Minister Tony Burke must immediately pause all payment suspensions until Workforce Australia is overhauled at the very least. There is no defence for allowing suspensions to continue while the system is redesigned. The work of developing a new approach must be led by people with direct, contemporary experience of unemployment and “mutual” obligations.
Finally, we say again what we have said many times before. The government knows what would help people find and keep a suitable job, they just don’t have the courage to do it: ensure no one who needs a Centrelink payment is living in poverty, abolish “mutual” obligations and create a high quality, voluntary, public sector employment service.

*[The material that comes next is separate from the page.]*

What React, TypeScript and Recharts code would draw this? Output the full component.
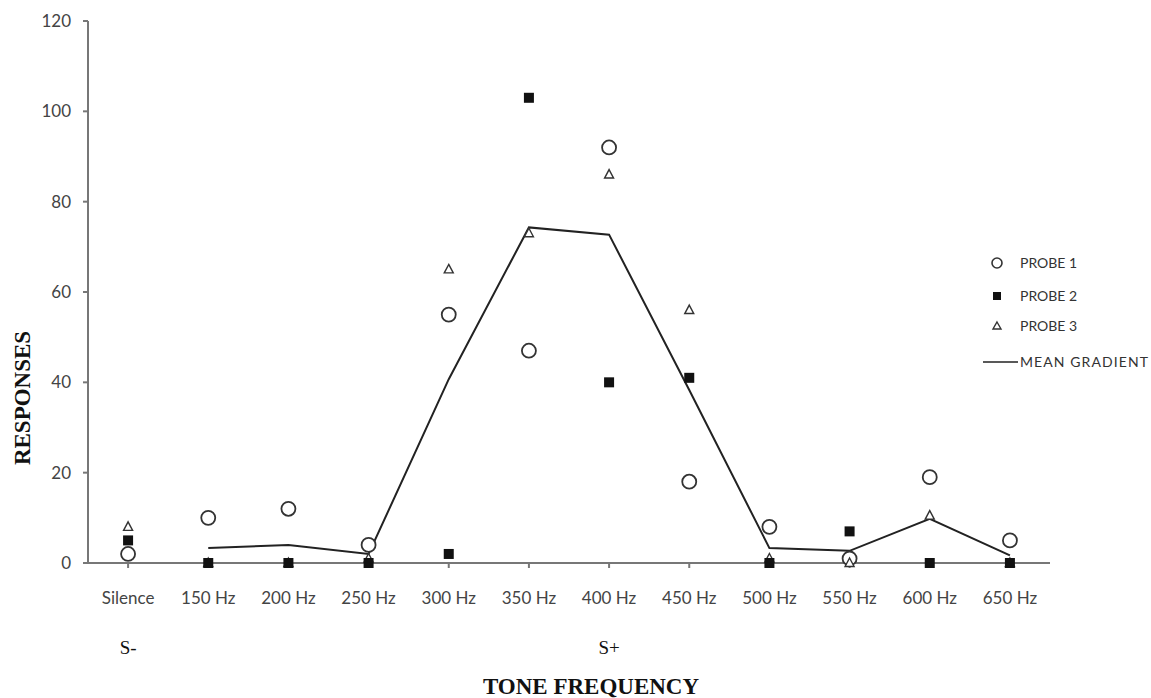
import { ComposedChart, Line, Scatter, XAxis, YAxis } from "recharts";

const categories = ["Silence", "150 Hz", "200 Hz", "250 Hz", "300 Hz", "350 Hz", "400 Hz", "450 Hz", "500 Hz", "550 Hz", "600 Hz", "650 Hz"];
const probe1 = [2, 10, 12, 4, 55, 47, 92, 18, 8, 1, 19, 5];
const probe2 = [5, 0, 0, 0, 2, 103, 40, 41, 0, 7, 0, 0];
const probe3 = [8, 0, 0, 1, 65, 73, 86, 56, 1, 0, 10.5, 0];
const meanGradient = [null, 3.3, 4, 2, 40.7, 74.3, 72.7, 38.3, 3.3, 2.7, 9.8, 1.7];
const stimulusLabels: Record<string, string> = { Silence: "S-", "400 Hz": "S+" };
const yTicks = [0, 20, 40, 60, 80, 100, 120];

const data = categories.map((c, i) => ({
  name: c,
  p1: probe1[i],
  p2: probe2[i],
  p3: probe3[i],
  mean: meanGradient[i],
}));

const sans = "Lato, 'Open Sans', sans-serif";
const serif = "'Liberation Serif', 'DejaVu Serif', serif";

const CircleMark = (props: any) => {
  const { cx, cy } = props;
  if (cx == null || cy == null) return null;
  return <circle cx={cx} cy={cy} r={7} fill="#fff" stroke="#333" strokeWidth={1.8} />;
};

const SquareMark = (props: any) => {
  const { cx, cy } = props;
  if (cx == null || cy == null) return null;
  return <rect x={cx - 5} y={cy - 5} width={10} height={10} fill="#111" />;
};

const TriangleMark = (props: any) => {
  const { cx, cy } = props;
  if (cx == null || cy == null) return null;
  return (
    <polygon
      points={`${cx},${cy - 5} ${cx + 4.5},${cy + 3.5} ${cx - 4.5},${cy + 3.5}`}
      fill="#fff"
      stroke="#333"
      strokeWidth={1.4}
    />
  );
};

const legendItems = [
  { label: "PROBE 1", kind: "circle" },
  { label: "PROBE 2", kind: "square" },
  { label: "PROBE 3", kind: "triangle" },
  { label: "MEAN GRADIENT", kind: "line" },
];
const legendRows = [11, 44, 74, 110];

const LegendBox = () => (
  <svg width={198} height={130} style={{ position: "absolute", left: 953, top: 252 }}>
    {legendItems.map((it, i) => {
      const y = legendRows[i];
      const cx = 44;
      return (
        <g key={it.label}>
          {it.kind === "circle" && <circle cx={cx} cy={y} r={5} fill="#fff" stroke="#333" strokeWidth={1.6} />}
          {it.kind === "square" && <rect x={cx - 4} y={y - 4} width={8} height={8} fill="#111" />}
          {it.kind === "triangle" && (
            <polygon points={`${cx},${y - 4} ${cx + 4},${y + 3} ${cx - 4},${y + 3}`} fill="#fff" stroke="#333" strokeWidth={1.4} />
          )}
          {it.kind === "line" && <line x1={30} x2={65} y1={y} y2={y} stroke="#222" strokeWidth={1.6} />}
          <text x={67} y={y + 5} fontSize={14} fontFamily={sans} fill="#333" textLength={it.kind === "line" ? 128 : undefined}>
            {it.label}
          </text>
        </g>
      );
    })}
  </svg>
);

const titleStyle = { fontFamily: serif, fontWeight: "bold" as const, fontSize: 23, fill: "#111" };

const YTitle = () => (
  <text x={22} y={398} transform="rotate(-90, 22, 398)" textAnchor="middle" dominantBaseline="central" style={titleStyle}>
    RESPONSES
  </text>
);

const XTitle = () => (
  <text x={591} y={694} textAnchor="middle" style={titleStyle}>
    TONE FREQUENCY
  </text>
);

export default function App() {
  return (
    <div style={{ position: "absolute", left: 0, top: 0, width: 1151, height: 698, background: "#fff" }}>
      <ComposedChart width={1151} height={698} data={data} margin={{ top: 21, right: 101, bottom: 0, left: 0 }}>
        <XAxis
          dataKey="name"
          xAxisId="main"
          scale="band"
          stroke="#777"
          strokeWidth={2}
          tickSize={5}
          tickMargin={24}
          tick={{ fill: "#444", fontSize: 17, fontFamily: sans }}
          height={40}
        />
        <XAxis
          dataKey="name"
          xAxisId="stim"
          scale="band"
          orientation="bottom"
          axisLine={false}
          tickLine={false}
          height={95}
          tickMargin={32}
          interval={0}
          tickFormatter={(v: string) => stimulusLabels[v] ?? ""}
          tick={{ fill: "#111", fontSize: 19, fontFamily: serif }}
          label={<XTitle />}
        />
        <YAxis
          domain={[0, 120]}
          ticks={yTicks}
          width={88}
          stroke="#777"
          strokeWidth={2}
          tickSize={5}
          tickMargin={12}
          tick={{ fill: "#444", fontSize: 17, fontFamily: sans }}
          label={<YTitle />}
        />
        <Line xAxisId="main" dataKey="mean" stroke="#222" strokeWidth={2} dot={false} type="linear" isAnimationActive={false} connectNulls={false} />
        <Scatter xAxisId="main" dataKey="p1" shape={CircleMark} isAnimationActive={false} />
        <Scatter xAxisId="main" dataKey="p3" shape={TriangleMark} isAnimationActive={false} />
        <Scatter xAxisId="main" dataKey="p2" shape={SquareMark} isAnimationActive={false} />
      </ComposedChart>
      <LegendBox />
    </div>
  );
}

Quotes attributable to Antipoverty Centre spokesperson and JobSeeker recipient Jay Coonan
There is nothing in the government’s response that will help people who can't afford to pay their bills today. Nothing that will help people who just had their payment cut by an abusive provider. Nothing that will help people who missed an arbitrary points target because they were sick or working or doing something useful with their time.
This response does not offer us a sense of hope. It is full of the same spin we’ve seen in every past iteration of an employment services review.
One thing the government agrees with us on is that employment services need to change. And knowing that the system needs to change, there is no excuse for continuing to punish people under the current unfair and harmful rules.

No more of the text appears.